Pada kesempatan yang sama, Kepala Bidang Konservasi Laut dan Pendayagunaan Pulau-pulau Kecil Kementerian Koordinator Bidang Kemaritiman dan Investasi Andreas Hutahaean menekankan, karbon biru telah menjadi salah satu solusi alami dalam mitigasi perubahan iklim. Dia mengakui, upaya pengukuran kuantitatif terkait dengan dampak serapan karbon yang dihasilkan ekosistem hutan bakau dan padang lamun masih perlu diintensifkan.

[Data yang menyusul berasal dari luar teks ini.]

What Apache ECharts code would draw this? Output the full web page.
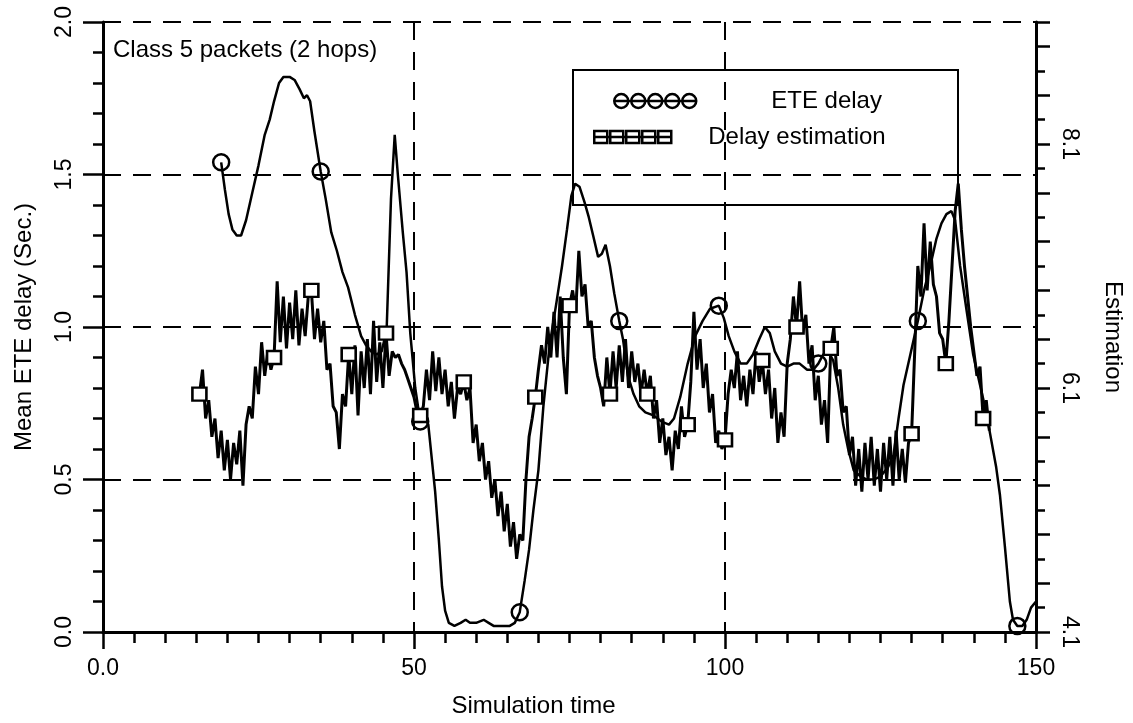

Secara spasial, hutan bakau berada di kawasan hutan yang berarti di bawah pengawasan Kementerian Lingkungan Hidup dan Kehutanan. Urusan konservasi hutan bakau berada di bawah pengawasan Kementerian Kelautan dan Perikanan. Di luar dua urusan itu, pemerintah daerah tingkat kabupaten/kota juga ikut mengawasi.
Menurut Andreas, untuk mengukur dampak perdagangan karbon di ekosistem hutan bakau ataupun padang lamun perlu ditetapkan luasan area tutupan. Setelah itu, baru dimasukkan pajak karbon yang sudah ditetapkan pemerintah meskipun skema pajak karbon yang ada lebih cocok untuk pembangkit listrik tenaga uap.
”Ada banyak nilai tambah yang bisa dihasilkan dari karbon biru. Pencapaian target Tujuan Pembangunan Berkelanjutan (SDGs), misalnya," ujarnya.